[Description of the task] Leave out any picture and return the remaining listing below exactly as given.

[Data extract]
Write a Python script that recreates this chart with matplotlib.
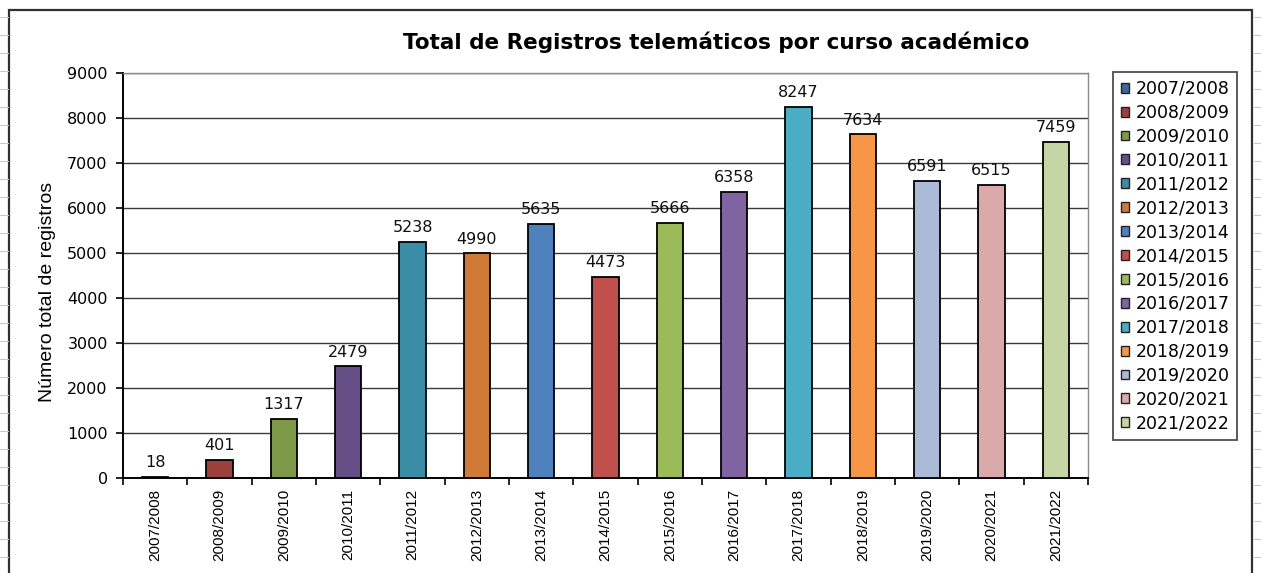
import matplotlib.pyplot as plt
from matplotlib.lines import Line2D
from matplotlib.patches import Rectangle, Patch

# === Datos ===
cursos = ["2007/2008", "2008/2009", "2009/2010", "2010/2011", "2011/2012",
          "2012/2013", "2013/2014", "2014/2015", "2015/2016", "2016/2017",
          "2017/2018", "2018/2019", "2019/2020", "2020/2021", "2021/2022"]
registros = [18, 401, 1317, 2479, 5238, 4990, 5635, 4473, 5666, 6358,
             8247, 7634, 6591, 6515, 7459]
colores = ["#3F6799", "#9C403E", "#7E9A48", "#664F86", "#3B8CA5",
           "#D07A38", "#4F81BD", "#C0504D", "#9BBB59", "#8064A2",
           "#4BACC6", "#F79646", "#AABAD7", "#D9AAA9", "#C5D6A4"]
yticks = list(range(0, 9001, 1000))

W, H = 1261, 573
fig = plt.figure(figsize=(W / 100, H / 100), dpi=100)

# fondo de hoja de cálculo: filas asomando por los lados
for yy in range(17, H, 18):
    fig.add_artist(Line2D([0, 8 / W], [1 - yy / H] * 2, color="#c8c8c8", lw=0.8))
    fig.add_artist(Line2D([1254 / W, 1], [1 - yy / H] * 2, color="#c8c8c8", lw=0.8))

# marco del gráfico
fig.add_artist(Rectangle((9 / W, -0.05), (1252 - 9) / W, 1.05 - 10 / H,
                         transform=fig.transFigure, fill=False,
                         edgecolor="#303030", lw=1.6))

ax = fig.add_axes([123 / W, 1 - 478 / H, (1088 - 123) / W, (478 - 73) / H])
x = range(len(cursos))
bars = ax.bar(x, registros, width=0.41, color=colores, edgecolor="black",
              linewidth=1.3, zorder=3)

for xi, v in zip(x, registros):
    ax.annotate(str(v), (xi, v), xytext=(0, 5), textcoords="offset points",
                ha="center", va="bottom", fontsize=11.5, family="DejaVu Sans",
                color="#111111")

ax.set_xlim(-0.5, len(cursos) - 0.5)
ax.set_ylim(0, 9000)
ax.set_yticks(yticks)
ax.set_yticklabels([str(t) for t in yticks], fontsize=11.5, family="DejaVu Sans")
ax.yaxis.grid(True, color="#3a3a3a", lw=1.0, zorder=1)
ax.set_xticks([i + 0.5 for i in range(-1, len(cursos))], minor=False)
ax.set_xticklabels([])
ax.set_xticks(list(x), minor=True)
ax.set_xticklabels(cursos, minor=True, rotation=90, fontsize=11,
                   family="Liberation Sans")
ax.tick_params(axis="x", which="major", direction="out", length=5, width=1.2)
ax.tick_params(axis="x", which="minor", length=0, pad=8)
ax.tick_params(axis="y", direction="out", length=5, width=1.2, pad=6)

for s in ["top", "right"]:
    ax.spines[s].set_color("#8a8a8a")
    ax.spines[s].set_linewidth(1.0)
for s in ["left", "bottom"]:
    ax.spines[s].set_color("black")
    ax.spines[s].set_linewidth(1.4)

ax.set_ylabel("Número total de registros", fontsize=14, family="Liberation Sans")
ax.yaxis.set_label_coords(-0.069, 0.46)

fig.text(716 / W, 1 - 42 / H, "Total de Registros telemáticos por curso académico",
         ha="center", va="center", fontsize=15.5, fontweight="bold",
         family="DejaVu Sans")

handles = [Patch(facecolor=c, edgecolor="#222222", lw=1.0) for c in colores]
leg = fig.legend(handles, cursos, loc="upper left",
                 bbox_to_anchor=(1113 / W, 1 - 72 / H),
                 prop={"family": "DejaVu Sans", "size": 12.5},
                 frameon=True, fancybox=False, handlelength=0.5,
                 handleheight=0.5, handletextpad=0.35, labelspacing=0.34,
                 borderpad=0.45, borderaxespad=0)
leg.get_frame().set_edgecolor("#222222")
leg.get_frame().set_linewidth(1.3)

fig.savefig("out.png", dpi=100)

[Solution to this task]
Write a Python script that recreates this chart with matplotlib.
import matplotlib.pyplot as plt
from matplotlib.lines import Line2D
from matplotlib.patches import Rectangle, Patch

# === Datos ===
cursos = ["2007/2008", "2008/2009", "2009/2010", "2010/2011", "2011/2012",
          "2012/2013", "2013/2014", "2014/2015", "2015/2016", "2016/2017",
          "2017/2018", "2018/2019", "2019/2020", "2020/2021", "2021/2022"]
registros = [18, 401, 1317, 2479, 5238, 4990, 5635, 4473, 5666, 6358,
             8247, 7634, 6591, 6515, 7459]
colores = ["#3F6799", "#9C403E", "#7E9A48", "#664F86", "#3B8CA5",
           "#D07A38", "#4F81BD", "#C0504D", "#9BBB59", "#8064A2",
           "#4BACC6", "#F79646", "#AABAD7", "#D9AAA9", "#C5D6A4"]
yticks = list(range(0, 9001, 1000))

W, H = 1261, 573
fig = plt.figure(figsize=(W / 100, H / 100), dpi=100)

# fondo de hoja de cálculo: filas asomando por los lados
for yy in range(17, H, 18):
    fig.add_artist(Line2D([0, 8 / W], [1 - yy / H] * 2, color="#c8c8c8", lw=0.8))
    fig.add_artist(Line2D([1254 / W, 1], [1 - yy / H] * 2, color="#c8c8c8", lw=0.8))

# marco del gráfico
fig.add_artist(Rectangle((9 / W, -0.05), (1252 - 9) / W, 1.05 - 10 / H,
                         transform=fig.transFigure, fill=False,
                         edgecolor="#303030", lw=1.6))

ax = fig.add_axes([123 / W, 1 - 478 / H, (1088 - 123) / W, (478 - 73) / H])
x = range(len(cursos))
bars = ax.bar(x, registros, width=0.41, color=colores, edgecolor="black",
              linewidth=1.3, zorder=3)

for xi, v in zip(x, registros):
    ax.annotate(str(v), (xi, v), xytext=(0, 5), textcoords="offset points",
                ha="center", va="bottom", fontsize=11.5, family="DejaVu Sans",
                color="#111111")

ax.set_xlim(-0.5, len(cursos) - 0.5)
ax.set_ylim(0, 9000)
ax.set_yticks(yticks)
ax.set_yticklabels([str(t) for t in yticks], fontsize=11.5, family="DejaVu Sans")
ax.yaxis.grid(True, color="#3a3a3a", lw=1.0, zorder=1)
ax.set_xticks([i + 0.5 for i in range(-1, len(cursos))], minor=False)
ax.set_xticklabels([])
ax.set_xticks(list(x), minor=True)
ax.set_xticklabels(cursos, minor=True, rotation=90, fontsize=11,
                   family="Liberation Sans")
ax.tick_params(axis="x", which="major", direction="out", length=5, width=1.2)
ax.tick_params(axis="x", which="minor", length=0, pad=8)
ax.tick_params(axis="y", direction="out", length=5, width=1.2, pad=6)

for s in ["top", "right"]:
    ax.spines[s].set_color("#8a8a8a")
    ax.spines[s].set_linewidth(1.0)
for s in ["left", "bottom"]:
    ax.spines[s].set_color("black")
    ax.spines[s].set_linewidth(1.4)

ax.set_ylabel("Número total de registros", fontsize=14, family="Liberation Sans")
ax.yaxis.set_label_coords(-0.069, 0.46)

fig.text(716 / W, 1 - 42 / H, "Total de Registros telemáticos por curso académico",
         ha="center", va="center", fontsize=15.5, fontweight="bold",
         family="DejaVu Sans")

handles = [Patch(facecolor=c, edgecolor="#222222", lw=1.0) for c in colores]
leg = fig.legend(handles, cursos, loc="upper left",
                 bbox_to_anchor=(1113 / W, 1 - 72 / H),
                 prop={"family": "DejaVu Sans", "size": 12.5},
                 frameon=True, fancybox=False, handlelength=0.5,
                 handleheight=0.5, handletextpad=0.35, labelspacing=0.34,
                 borderpad=0.45, borderaxespad=0)
leg.get_frame().set_edgecolor("#222222")
leg.get_frame().set_linewidth(1.3)

fig.savefig("out.png", dpi=100)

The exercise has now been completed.